(Records from a data collection)
--- Start ---
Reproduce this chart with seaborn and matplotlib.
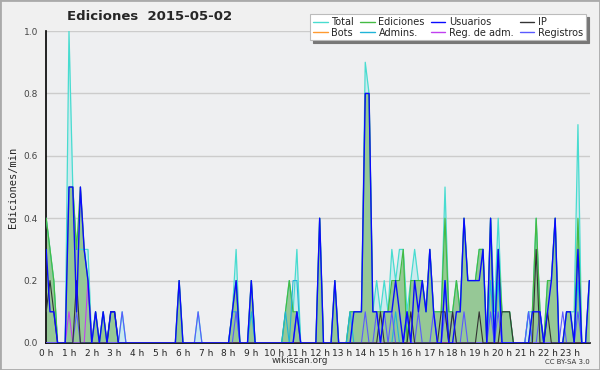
import numpy as np
import pandas as pd
import matplotlib
matplotlib.use('Agg')
import matplotlib.pyplot as plt
import seaborn as sns
from matplotlib.ticker import MultipleLocator, FormatStrFormatter

# edits per minute, one value per 10 minutes (6 values per hour, 24 hours)
total = [0.4, 0.3, 0.2, 0, 0, 0,  1.0, 0.5, 0.3, 0.3, 0.3, 0.3,  0, 0.1, 0, 0.1, 0, 0.1,  0.1, 0, 0.1, 0, 0, 0,
         0, 0, 0, 0, 0, 0,  0, 0, 0, 0, 0, 0.2,  0, 0, 0, 0, 0.1, 0,  0, 0, 0, 0, 0, 0,
         0, 0.1, 0.3, 0, 0, 0,  0.2, 0, 0, 0, 0, 0,  0, 0, 0, 0.1, 0.2, 0.1,  0.3, 0, 0, 0, 0, 0,
         0.4, 0, 0, 0, 0.2, 0,  0, 0, 0.1, 0.1, 0.1, 0.1,  0.9, 0.8, 0.1, 0.2, 0.1, 0.2,  0.1, 0.3, 0.2, 0.3, 0.3, 0.1,
         0.2, 0.3, 0.2, 0.2, 0.1, 0.3,  0.1, 0.1, 0.1, 0.5, 0.1, 0.1,  0.2, 0.1, 0.4, 0.2, 0.2, 0.2,  0.3, 0.3, 0, 0.4, 0.1, 0.4,
         0.1, 0.1, 0.1, 0, 0, 0,  0, 0.1, 0.1, 0.4, 0.1, 0,  0.2, 0.2, 0.4, 0, 0, 0.1,  0.1, 0.1, 0.7, 0, 0, 0.2]
ediciones = [0.4, 0.3, 0.2, 0, 0, 0,  0.5, 0.5, 0.3, 0.5, 0.3, 0.2,  0, 0.1, 0, 0.1, 0, 0.1,  0.1, 0, 0, 0, 0, 0,
             0, 0, 0, 0, 0, 0,  0, 0, 0, 0, 0, 0.2,  0, 0, 0, 0, 0, 0,  0, 0, 0, 0, 0, 0,
             0, 0.1, 0.2, 0, 0, 0,  0.2, 0, 0, 0, 0, 0,  0, 0, 0, 0.1, 0.2, 0.1,  0.1, 0, 0, 0, 0, 0,
             0.4, 0, 0, 0, 0.2, 0,  0, 0, 0.1, 0.1, 0.1, 0.1,  0.8, 0.8, 0.1, 0.1, 0.1, 0.1,  0.1, 0.2, 0.2, 0.2, 0.3, 0,
             0.2, 0.2, 0.2, 0.2, 0.1, 0.3,  0.1, 0.1, 0.1, 0.4, 0.1, 0.1,  0.2, 0.1, 0.4, 0.2, 0.2, 0.2,  0.3, 0.3, 0, 0.4, 0, 0.3,
             0.1, 0.1, 0.1, 0, 0, 0,  0, 0, 0.1, 0.4, 0.1, 0,  0.2, 0.2, 0.4, 0, 0, 0.1,  0.1, 0, 0.4, 0, 0, 0.2]
usuarios = [0.3, 0.1, 0.1, 0, 0, 0,  0.5, 0.5, 0.1, 0.5, 0.3, 0.2,  0, 0.1, 0, 0.1, 0, 0.1,  0.1, 0, 0, 0, 0, 0,
            0, 0, 0, 0, 0, 0,  0, 0, 0, 0, 0, 0.2,  0, 0, 0, 0, 0, 0,  0, 0, 0, 0, 0, 0,
            0, 0.1, 0.2, 0, 0, 0,  0.2, 0, 0, 0, 0, 0,  0, 0, 0, 0, 0, 0,  0.1, 0, 0, 0, 0, 0,
            0.4, 0, 0, 0, 0.2, 0,  0, 0, 0, 0.1, 0.1, 0.1,  0.8, 0.8, 0.1, 0.1, 0, 0.1,  0.1, 0.1, 0.2, 0.1, 0, 0.1,
            0, 0.2, 0.1, 0.2, 0.1, 0.3,  0.1, 0, 0, 0.2, 0, 0,  0.1, 0.1, 0.4, 0.2, 0.2, 0.2,  0.2, 0.3, 0, 0.4, 0, 0.3,
            0, 0, 0, 0, 0, 0,  0, 0, 0.1, 0.1, 0.1, 0,  0.1, 0.2, 0.4, 0, 0, 0.1,  0.1, 0, 0.3, 0, 0, 0.2]
ip = [0.1, 0.2, 0.1, 0, 0, 0,  0, 0, 0.2, 0, 0, 0,  0, 0, 0, 0, 0, 0.1,  0.1, 0, 0, 0, 0, 0,
      0, 0, 0, 0, 0, 0,  0, 0, 0, 0, 0, 0,  0, 0, 0, 0, 0, 0,  0, 0, 0, 0, 0, 0,
      0, 0, 0, 0, 0, 0,  0, 0, 0, 0, 0, 0,  0, 0, 0, 0, 0, 0,  0, 0, 0, 0, 0, 0,
      0, 0, 0, 0, 0, 0,  0, 0, 0, 0, 0, 0,  0, 0, 0, 0, 0.1, 0,  0, 0, 0, 0, 0, 0,
      0.1, 0, 0, 0, 0, 0,  0, 0, 0.1, 0.1, 0, 0.1,  0, 0, 0, 0, 0, 0,  0.1, 0, 0, 0, 0, 0,
      0.1, 0.1, 0.1, 0, 0, 0,  0, 0, 0, 0.3, 0, 0,  0.1, 0, 0, 0, 0, 0,  0, 0, 0, 0, 0, 0]
registros = [0, 0, 0, 0, 0, 0,  0, 0, 0.1, 0, 0, 0,  0, 0, 0, 0, 0, 0,  0, 0, 0.1, 0, 0, 0,
             0, 0, 0, 0, 0, 0,  0, 0, 0, 0, 0, 0,  0, 0, 0, 0, 0.1, 0,  0, 0, 0, 0, 0, 0,
             0, 0, 0.1, 0, 0, 0,  0, 0, 0, 0, 0, 0,  0, 0, 0, 0, 0, 0,  0.1, 0, 0, 0, 0, 0,
             0, 0, 0, 0, 0, 0,  0, 0, 0, 0, 0, 0,  0.1, 0, 0, 0.1, 0, 0.1,  0, 0.1, 0, 0, 0, 0.1,
             0, 0, 0.1, 0, 0, 0,  0.1, 0, 0, 0.1, 0, 0.1,  0, 0, 0.1, 0, 0, 0,  0, 0, 0, 0.1, 0, 0.1,
             0, 0, 0, 0, 0, 0,  0, 0.1, 0, 0, 0.1, 0,  0, 0, 0, 0, 0.1, 0,  0, 0, 0.1, 0, 0, 0]
admins = [0, 0, 0, 0, 0, 0,  0, 0, 0, 0, 0, 0,  0, 0, 0, 0, 0, 0,  0, 0, 0, 0, 0, 0,
          0, 0, 0, 0, 0, 0,  0, 0, 0, 0, 0, 0,  0, 0, 0, 0, 0, 0,  0, 0, 0, 0, 0, 0,
          0, 0.1, 0.1, 0, 0, 0,  0.1, 0, 0, 0, 0, 0,  0, 0, 0, 0.1, 0, 0.2,  0.2, 0, 0, 0, 0, 0,
          0, 0, 0, 0, 0, 0,  0, 0, 0.1, 0, 0, 0,  0, 0, 0, 0, 0, 0,  0, 0, 0.1, 0, 0, 0.1,
          0, 0, 0, 0, 0, 0,  0, 0, 0, 0.2, 0, 0,  0, 0, 0, 0, 0, 0,  0, 0, 0, 0.2, 0, 0.2,
          0, 0, 0, 0, 0, 0,  0, 0.1, 0, 0, 0, 0,  0, 0, 0, 0, 0, 0,  0, 0, 0.2, 0, 0, 0]
reg_adm = [0, 0, 0, 0, 0, 0,  0.1, 0, 0, 0, 0, 0.2] + [0] * 132
bots = [0] * 144

hours = [i / 6 for i in range(144)]
hour_labels = [f'{h} h' for h in range(24)]

df = pd.DataFrame({'hora': hours, 'Total': total, 'Ediciones': ediciones,
                   'Usuarios': usuarios, 'IP': ip, 'Bots': bots, 'Admins.': admins,
                   'Reg. de adm.': reg_adm, 'Registros': registros})

sns.set_style('white')
plt.rcParams['font.family'] = ['DejaVu Sans']

fig = plt.figure(figsize=(6, 3.7), dpi=100, facecolor='#f0f0f0')
ax = fig.add_axes([0.077, 0.073, 0.906, 0.843])
ax.set_facecolor('#eeeff1')

# filled areas first
ax.fill_between(df['hora'], df['Total'], color='#cceaee', lw=0, zorder=1)
ax.fill_between(df['hora'], df['Ediciones'], color='#96c896', lw=0, zorder=2)

styles = [
    ('Total', '#48dcd0', 0.9),
    ('Bots', '#ff9a30', 0.8),
    ('Ediciones', '#44bb44', 0.9),
    ('Admins.', '#20b4d8', 0.8),
    ('Usuarios', '#0a0aff', 1.0),
    ('Reg. de adm.', '#c040f0', 0.8),
    ('IP', '#333333', 0.8),
    ('Registros', '#5a5aff', 0.8),
]
draw_order = ['Total', 'Ediciones', 'Bots', 'Admins.', 'Reg. de adm.', 'Registros', 'IP', 'Usuarios']
style_map = {name: (c, w) for name, c, w in styles}
for z, name in enumerate(draw_order):
    c, w = style_map[name]
    sns.lineplot(data=df, x='hora', y=name, ax=ax, color=c, lw=w, label=name, zorder=3 + z, legend=False)

ax.set_xlim(0, 143 / 6 + 0.02)
ax.set_ylim(0, 1.0)
ax.set_xticks(range(24))
ax.set_xticklabels(hour_labels, fontsize=6.5)
ax.xaxis.set_minor_locator(MultipleLocator(1 / 6))
ax.yaxis.set_major_locator(MultipleLocator(0.2))
ax.yaxis.set_minor_locator(MultipleLocator(0.05))
ax.yaxis.set_major_formatter(FormatStrFormatter('%.1f'))
ax.tick_params(axis='y', which='major', length=5, width=1, labelsize=6.5, labelcolor='#444444', pad=1)
ax.tick_params(axis='y', which='minor', length=3, width=1)
ax.tick_params(axis='x', which='both', length=3, width=1, pad=1, direction='out')
ax.grid(axis='y', color='#cccccc', lw=1)
ax.set_axisbelow(True)
for s in ['top', 'right']:
    ax.spines[s].set_visible(False)
for s in ['left', 'bottom']:
    ax.spines[s].set_color('black')
    ax.spines[s].set_linewidth(1.2)
ax.set_xlabel('')
ax.set_ylabel('Ediciones/min', fontsize=7.5, family='DejaVu Sans Mono', labelpad=4)

fig.text(0.25, 0.955, 'Ediciones  2015-05-02', fontsize=9.5, fontweight='bold', ha='center', va='center')
fig.text(0.5, 0.025, 'wikiscan.org', fontsize=6.5, ha='center', va='center', color='#333333')
fig.text(0.983, 0.022, 'CC BY-SA 3.0', fontsize=5, ha='right', va='center', color='#333333')

handles, labels = ax.get_legend_handles_labels()
hmap = dict(zip(labels, handles))
order = [name for name, _, _ in styles]
leg = fig.legend([hmap[n] for n in order], order, ncol=4, loc='upper right',
                 bbox_to_anchor=(0.985, 0.975), fontsize=7, frameon=True, fancybox=False,
                 shadow={'color': '#777777', 'alpha': 1}, handlelength=1.5, handletextpad=0.4,
                 columnspacing=0.6, labelspacing=0.05, borderpad=0.3, framealpha=1)
leg.get_frame().set_edgecolor('#bbbbbb')
leg.get_frame().set_linewidth(0.8)
for line in leg.get_lines():
    line.set_linewidth(1.0)

fig.patches.append(plt.Rectangle((0, 0), 1, 1, transform=fig.transFigure, fill=False,
                                 edgecolor='#aaaaaa', lw=2, zorder=10))

fig.savefig('out.png', dpi=100, facecolor=fig.get_facecolor())
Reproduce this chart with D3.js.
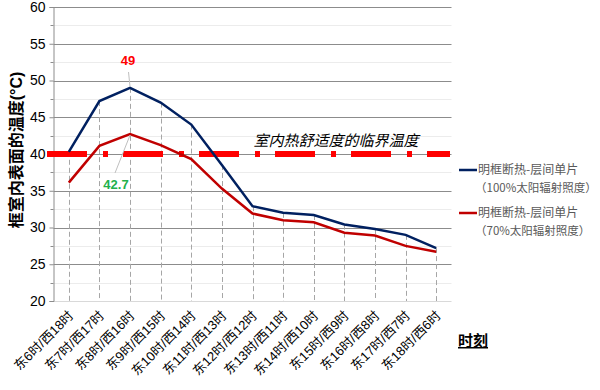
<!DOCTYPE html>
<html>
<head>
  <meta charset="utf-8">
  <style>
    body {
      margin: 0;
      background: white;
      font-family: "Liberation Sans", Arial, "Noto Sans CJK SC", sans-serif;
    }
  </style>
</head>
<body>
  <div id="chart"></div>
  <script src="https://d3js.org/d3.v7.min.js"></script>
  <script>
    var width = 600, height = 390;

    // data
    var categories = ["东6时/西18时", "东7时/西17时", "东8时/西16时", "东9时/西15时", "东10时/西14时",
      "东11时/西13时", "东12时/西12时", "东13时/西11时", "东14时/西10时", "东15时/西9时",
      "东16时/西8时", "东17时/西7时", "东18时/西6时"];
    var full = [40.3, 47.2, 49, 47.0, 44.0, 38.5, 32.9, 32.0, 31.7, 30.4, 29.8, 29.0, 27.2];
    var partial = [36.1, 41.1, 42.7, 41.2, 39.3, 35.3, 31.9, 31.0, 30.7, 29.3, 28.9, 27.5, 26.7];
    var seriesNames = [["明框断热-层间单片", "（100%太阳辐射照度）"], ["明框断热-层间单片", "（70%太阳辐射照度）"]];
    var yTicks = [20, 25, 30, 35, 40, 45, 50, 55, 60];
    var threshold = 40;

    var svg = d3.select("#chart").append("svg")
      .attr("width", width).attr("height", height);

    var x = d3.scaleBand().domain(categories).range([53.5, 451.5]);
    var y = d3.scaleLinear().domain([20, 60]).range([301, 7]);
    var cx = d => x(d) + x.bandwidth() / 2;

    // minor gridlines
    var minor = d3.range(22.5, 60, 5);
    svg.append("g").selectAll("line").data(minor).enter().append("line")
      .attr("x1", 53.5).attr("x2", 451.5)
      .attr("y1", d => Math.round(y(d)) + 0.5).attr("y2", d => Math.round(y(d)) + 0.5)
      .attr("stroke", "#ececec");

    // major gridlines
    svg.append("g").selectAll("line").data(yTicks.slice(1)).enter().append("line")
      .attr("x1", 53.5).attr("x2", 451.5)
      .attr("y1", d => Math.round(y(d)) + 0.5).attr("y2", d => Math.round(y(d)) + 0.5)
      .attr("stroke", "#8c8c8c");

    // x axis line
    svg.append("line")
      .attr("x1", 53.5).attr("x2", 451.5)
      .attr("y1", Math.round(y(20)) + 0.5).attr("y2", Math.round(y(20)) + 0.5)
      .attr("stroke", "#d9d9d9");

    // drop lines
    svg.append("g").selectAll("line").data(categories).enter().append("line")
      .attr("x1", d => Math.round(cx(d)) + 0.5).attr("x2", d => Math.round(cx(d)) + 0.5)
      .attr("y1", (d, i) => y(full[i])).attr("y2", y(20))
      .attr("stroke", "#a6a6a6").attr("stroke-dasharray", "5,3");

    // y axis
    var yAxis = svg.append("g").attr("transform", "translate(53.5,0)")
      .call(d3.axisLeft(y).tickValues(yTicks).tickSize(4).tickPadding(4));
    yAxis.select(".domain").attr("stroke", "#8c8c8c");
    yAxis.selectAll(".tick line").attr("stroke", "#8c8c8c");
    yAxis.selectAll("text").attr("font-size", 14).attr("fill", "#000")
      .attr("font-family", "Liberation Sans, Arial, sans-serif");
    svg.append("g").selectAll("line").data(minor).enter().append("line")
      .attr("x1", 50.5).attr("x2", 53.5)
      .attr("y1", d => Math.round(y(d)) + 0.5).attr("y2", d => Math.round(y(d)) + 0.5)
      .attr("stroke", "#8c8c8c");

    // threshold line
    svg.append("line")
      .attr("x1", 47).attr("x2", 450)
      .attr("y1", y(threshold)).attr("y2", y(threshold))
      .attr("stroke", "#ff0000").attr("stroke-width", 6)
      .attr("stroke-dasharray", "40,16,5,15");
    svg.append("text")
      .attr("x", 336).attr("y", 146)
      .attr("text-anchor", "middle")
      .attr("font-size", 15).attr("font-style", "italic")
      .attr("font-family", "Noto Sans CJK SC, sans-serif")
      .text("室内热舒适度的临界温度");

    // series lines
    var line = d3.line().x((d, i) => cx(categories[i])).y(d => y(d));
    svg.append("path").datum(partial)
      .attr("d", line).attr("fill", "none")
      .attr("stroke", "#c00000").attr("stroke-width", 2.5);
    svg.append("path").datum(full)
      .attr("d", line).attr("fill", "none")
      .attr("stroke", "#002060").attr("stroke-width", 2.5);

    // data labels with leaders
    svg.append("line")
      .attr("x1", 128.5).attr("y1", 72).attr("x2", cx(categories[2])).attr("y2", y(full[2]) - 1)
      .attr("stroke", "#bfbfbf");
    svg.append("text")
      .attr("x", 128).attr("y", 65).attr("text-anchor", "middle")
      .attr("font-size", 13).attr("font-weight", "bold").attr("fill", "#ff0000")
      .text(full[2]);
    svg.append("line")
      .attr("x1", 115).attr("y1", 173).attr("x2", cx(categories[2])).attr("y2", y(partial[2]) + 1)
      .attr("stroke", "#bfbfbf");
    svg.append("text")
      .attr("x", 116).attr("y", 189).attr("text-anchor", "middle")
      .attr("font-size", 13).attr("font-weight", "bold").attr("fill", "#22b04c")
      .text(partial[2]);

    // x labels
    svg.append("g").selectAll("text").data(categories).enter().append("text")
      .attr("transform", d => "translate(" + (cx(d) - 1) + ",310) rotate(-45)")
      .attr("text-anchor", "end")
      .attr("dy", "0.7em")
      .attr("font-size", 13).attr("fill", "#000")
      .attr("font-family", "Liberation Sans, Arial, Noto Sans CJK SC, sans-serif")
      .text(d => d);

    // y title
    svg.append("text")
      .attr("transform", "translate(22,150) rotate(-90)")
      .attr("text-anchor", "middle")
      .attr("font-size", 16).attr("font-weight", "bold")
      .attr("font-family", "Liberation Sans, Arial, Noto Sans CJK SC, sans-serif")
      .text("框室内表面的温度(°C)");

    // x title
    svg.append("text")
      .attr("x", 458).attr("y", 346)
      .attr("font-size", 15).attr("font-weight", "bold")
      .attr("text-decoration", "underline")
      .attr("font-family", "Noto Sans CJK SC, sans-serif")
      .text("时刻");

    // legend
    var colors = ["#002060", "#c00000"];
    var leg = svg.append("g").selectAll("g").data(seriesNames).enter().append("g")
      .attr("transform", (d, i) => "translate(459," + (170 + i * 43) + ")");
    leg.append("line")
      .attr("x1", 0).attr("x2", 18).attr("y1", 0).attr("y2", 0)
      .attr("stroke", (d, i) => colors[i]).attr("stroke-width", 2.5);
    leg.append("text")
      .attr("x", 19).attr("y", 4)
      .attr("font-size", 12).attr("fill", "#595959")
      .attr("font-family", "Noto Sans CJK SC, sans-serif")
      .text(d => d[0]);
    leg.append("text")
      .attr("x", 16).attr("y", 22)
      .attr("font-size", 11.5).attr("fill", "#595959")
      .attr("font-family", "Noto Sans CJK SC, sans-serif")
      .text(d => d[1]);
  </script>
</body>
</html>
--- End ---
WHAT YOU ARE ASKED TO DO – Copy exactly the lines running from the beginning of the listing through the line that has "from matplotlib.ticker import". Drop the pictures.

ANSWER TO THIS PROBLEM –
Reproduce this chart with seaborn and matplotlib.
import numpy as np
import pandas as pd
import matplotlib
matplotlib.use('Agg')
import matplotlib.pyplot as plt
import seaborn as sns
from matplotlib.ticker import MultipleLocator, FormatStrFormatter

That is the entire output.